Sandy Aitchison sounded the warning as Scottish Borders Council prepares to make savings of £27million over the next five financial years.
Responding to a question from Councillor Gavin Logan at SBC’s final meeting of 2012, Mr Aitchison said: “It is not our intention to reduce numbers of teachers.
“In fact, at the CoSLA (Convention of Scottish Local Authorities) education meeting which I had attended we were shown figures which indicated that across Scotland the numbers remained substantially steady.
“We are certainly not budgeting for any reduction in next year’s budget.
“However, the education budget is heavily loaded on costs of personnel, teachers and support staff and it would be silly of me in the light of future budget problems, of which we are all aware, to give any firm guarantee that we would not have to look at personnel.

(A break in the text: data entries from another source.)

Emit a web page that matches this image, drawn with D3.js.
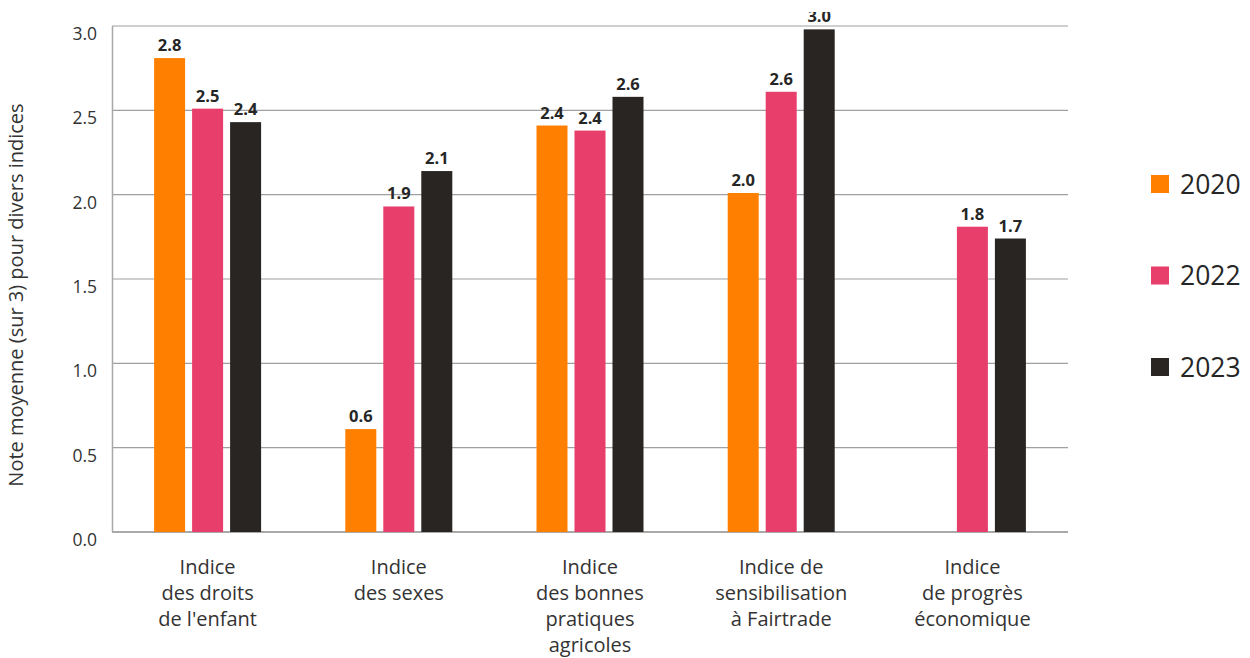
<!DOCTYPE html>
<html>
<head>
<meta charset="utf-8">
<script src="https://cdn.jsdelivr.net/npm/d3@7"></script>
<style>
  html, body { margin: 0; padding: 0; background: #fff; }
  svg { display: block; font-family: "Open Sans", "Noto Sans", sans-serif; }
</style>
</head>
<body>
<svg id="chart" width="1250" height="658"></svg>
<script>
// Indices (each label split into its display lines)
const categories = [
  ["Indice", "des droits", "de l'enfant"],
  ["Indice", "des sexes"],
  ["Indice", "des bonnes", "pratiques", "agricoles"],
  ["Indice de", "sensibilisation", "à Fairtrade"],
  ["Indice", "de progrès", "économique"]
];
const years = ["2020", "2022", "2023"];
// Average score (out of 3) per index; null = not measured that year
const values2020 = [2.81, 0.61, 2.41, 2.01, null];
const values2022 = [2.51, 1.93, 2.38, 2.61, 1.81];
const values2023 = [2.43, 2.14, 2.58, 2.98, 1.74];
const yTicks = [0, 0.5, 1.0, 1.5, 2.0, 2.5, 3.0];
const colors = ["#FF8000", "#E83E6C", "#292523"];
const yTitle = "Note moyenne (sur 3) pour divers indices";

const series = [values2020, values2022, values2023];

const svg = d3.select("#chart");
const plotLeft = 112, plotRight = 1068, plotTop = 26, plotBottom = 532;

const x0 = d3.scaleBand().domain(d3.range(categories.length)).range([plotLeft, plotRight]);
const groupW = 107;
const x1 = d3.scaleBand().domain(years).range([0, groupW]).paddingInner(0.184);
const y = d3.scaleLinear().domain([0, 3]).range([plotBottom, plotTop]);

// Horizontal gridlines
svg.append("g").selectAll("line").data(yTicks).join("line")
  .attr("x1", plotLeft).attr("x2", plotRight)
  .attr("y1", d => y(d)).attr("y2", d => y(d))
  .attr("stroke", d => d === 0 ? "#8c8c8c" : "#a0a0a0")
  .attr("stroke-width", d => d === 0 ? 1.6 : 1.2);

// Left axis line
svg.append("line")
  .attr("x1", plotLeft + 0.5).attr("x2", plotLeft + 0.5)
  .attr("y1", y(3)).attr("y2", y(0))
  .attr("stroke", "#a8a8a8").attr("stroke-width", 1.5);

// Y tick labels
svg.append("g").selectAll("text").data(yTicks).join("text")
  .attr("x", 97).attr("y", d => y(d) + 14)
  .attr("text-anchor", "end")
  .attr("font-size", 17.5).attr("fill", "#333")
  .text(d => d3.format(".1f")(d));

// Y axis title
svg.append("text")
  .attr("transform", "translate(23,295) rotate(-90)")
  .attr("text-anchor", "middle")
  .attr("font-size", 20).attr("fill", "#333")
  .text(yTitle);

// Bars
const bars = [];
categories.forEach((c, i) => {
  series.forEach((s, k) => {
    if (s[i] != null) bars.push({ i, k, v: s[i] });
  });
});
const gx = i => x0(i) + (x0.bandwidth() - groupW) / 2;

svg.append("g").selectAll("rect").data(bars).join("rect")
  .attr("x", d => gx(d.i) + x1(years[d.k]))
  .attr("width", x1.bandwidth())
  .attr("y", d => y(d.v))
  .attr("height", d => y(0) - y(d.v))
  .attr("fill", d => colors[d.k]);

// Value labels (clipped at the top of the drawing area)
svg.append("clipPath").attr("id", "labelClip")
  .append("rect").attr("x", 0).attr("y", 12).attr("width", 1250).attr("height", 646);

svg.append("g").attr("clip-path", "url(#labelClip)")
  .selectAll("text").data(bars).join("text")
  .attr("x", d => gx(d.i) + x1(years[d.k]) + x1.bandwidth() / 2)
  .attr("y", d => y(d.v) - 7)
  .attr("text-anchor", "middle")
  .attr("font-size", 16.5).attr("font-weight", 700).attr("fill", "#262626")
  .text(d => d3.format(".1f")(d.v));

// Category labels
const cat = svg.append("g").selectAll("text").data(categories).join("text")
  .attr("text-anchor", "middle")
  .attr("font-size", 20).attr("fill", "#333")
  .attr("x", (d, i) => x0(i) + x0.bandwidth() / 2);
cat.selectAll("tspan").data(d => d).join("tspan")
  .attr("x", function () { return d3.select(this.parentNode).attr("x"); })
  .attr("y", (d, j) => 574 + j * 26)
  .text(d => d);

// Legend
const leg = svg.append("g").selectAll("g").data(years).join("g")
  .attr("transform", (d, k) => `translate(1151,${175 + k * 91.5})`);
leg.append("rect").attr("width", 18).attr("height", 18)
  .attr("fill", (d, k) => colors[k]);
leg.append("text").attr("x", 29).attr("y", 18.5)
  .attr("font-size", 26.5).attr("fill", "#262626")
  .text(d => d);
</script>
</body>
</html>
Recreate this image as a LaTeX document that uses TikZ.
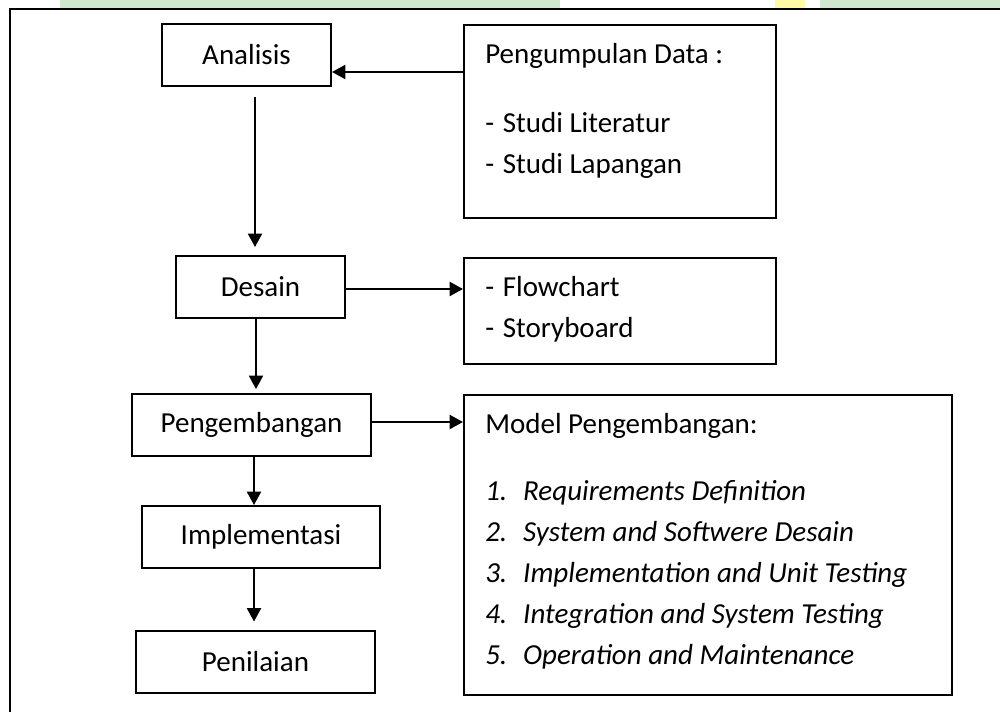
\documentclass[tikz,border=0pt]{standalone}
\usepackage{fontspec}
\setmainfont{Carlito}
\usetikzlibrary{arrows.meta}
\begin{document}
\begin{tikzpicture}[x=0.75pt,y=-0.75pt,
  every node/.style={font=\fontsize{21.75}{26}\selectfont},
  stage/.style={draw,line width=1.5pt,minimum height=46.5pt,inner sep=0pt},
  infobox/.style={draw,line width=1.5pt,anchor=north west,inner sep=0pt},
  txt/.style={anchor=base west,inner sep=0pt},
  arr/.style={line width=1.5pt,-{Triangle[length=10pt,width=10.5pt]}}]
\useasboundingbox (0,0) rectangle (1000,711);
\clip (0,0) rectangle (1000,711);
% faint background strip at the top
\fill[green!45!black!18] (60,0) rectangle (560,8);
\fill[green!45!black!18] (820,0) rectangle (1000,8);
\fill[yellow!35] (775,0) rectangle (805,8);
% outer frame
\draw[line width=1.5pt] (10,9) rectangle (1020,730);
% left column
\node[stage,minimum width=126.75pt] (ana) at (246.5,55) {Analisis};
\node[stage,minimum width=126.75pt] (des) at (260.5,287) {Desain};
\node[stage,minimum width=179.25pt] (pen) at (251.5,425) {Pengembangan};
\node[stage,minimum width=178.5pt] (imp) at (261,537) {Implementasi};
\node[stage,minimum width=179.25pt] (nil) at (255.5,661.5) {Penilaian};
% right boxes
\node[infobox,minimum width=234pt,minimum height=144.75pt] (dat) at (463,24) {};
\node[infobox,minimum width=234pt,minimum height=79.5pt] (flo) at (463,257) {};
\node[infobox,minimum width=366pt,minimum height=225pt] (mod) at (463,394) {};
% texts in right boxes
\node[txt] (t1) at (485,63) {Pengumpulan Data :};
\node[txt] (t2) at (485,132) {-\hspace{0.3em}Studi Literatur};
\node[txt] (t3) at (485,173) {-\hspace{0.3em}Studi Lapangan};
\node[txt] (t4) at (485,296) {-\hspace{0.3em}Flowchart};
\node[txt] (t5) at (485,337) {-\hspace{0.3em}Storyboard};
\node[txt] (t6) at (485,433) {Model Pengembangan:};
\node[txt] (m1) at (485,500) {\itshape 1.\hspace{0.55em}Requirements Definition};
\node[txt] (m2) at (485,541) {\itshape 2.\hspace{0.55em}System and Softwere Desain};
\node[txt] (m3) at (485,582) {\itshape 3.\hspace{0.55em}Implementation and Unit Testing};
\node[txt] (m4) at (485,623) {\itshape 4.\hspace{0.55em}Integration and System Testing};
\node[txt] (m5) at (485,664) {\itshape 5.\hspace{0.55em}Operation and Maintenance};
% vertical connectors
\coordinate (c1) at (255,97);
\coordinate (c2) at (256,318);
\coordinate (c3) at (254,456);
\coordinate (c4) at (254,568);
\draw[arr,shorten >=6pt] (c1) -- (c1 |- des.north);
\draw[arr,shorten >=3pt] (c2) -- (c2 |- pen.north);
\draw[arr] (c3) -- (c3 |- imp.north);
\draw[arr,shorten >=6pt] (c4) -- (c4 |- nil.north);
% horizontal connectors
\coordinate (h1) at (463,72);
\coordinate (h2) at (345,289);
\coordinate (h3) at (371,422);
\draw[arr] (h1) -- (h1 -| ana.east);
\draw[arr] (h2) -- (h2 -| flo.west);
\draw[arr] (h3) -- (h3 -| mod.west);
\end{tikzpicture}
\end{document}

“But we would strive to try to avoid this in future.”
The Galashiels executive member also responded to another question from Councillor Logan on a Scottish Qualification Authority report which claimed a worrying number of Scottish students sitting Standard Grade and Higher exams had struggled with basic spelling, grammar and punctuation.
Mr Aitchison maintained exam results for 2012 show that, in fact, Borders schoolchildren were getting better at core subjects such as English.
“We agree completely that core literacy skills are essential for our young people both in terms of their own ability to communicate and learn effectively and to equip them in future career paths and employment,” he said.
“In addition, high levels of literacy are essential for the economic development of our region.
“At the secondary school level, the number of pupils attaining a Standard Grade in English and maths by the end of S4 has shown an increasing trend since 2008.
“The provisional figure for 2012 sits at 95.5 per cent – a 5.5 per cent increase over a five-year period.
“Analysis of male and female students shows a similar increasing trend with a 5.8 per cent increase in boys’ attainment and 5.1 per cent increase with girls.
“Pupil performance in English and maths in the Scottish Borders continues to sit above the Scottish average.”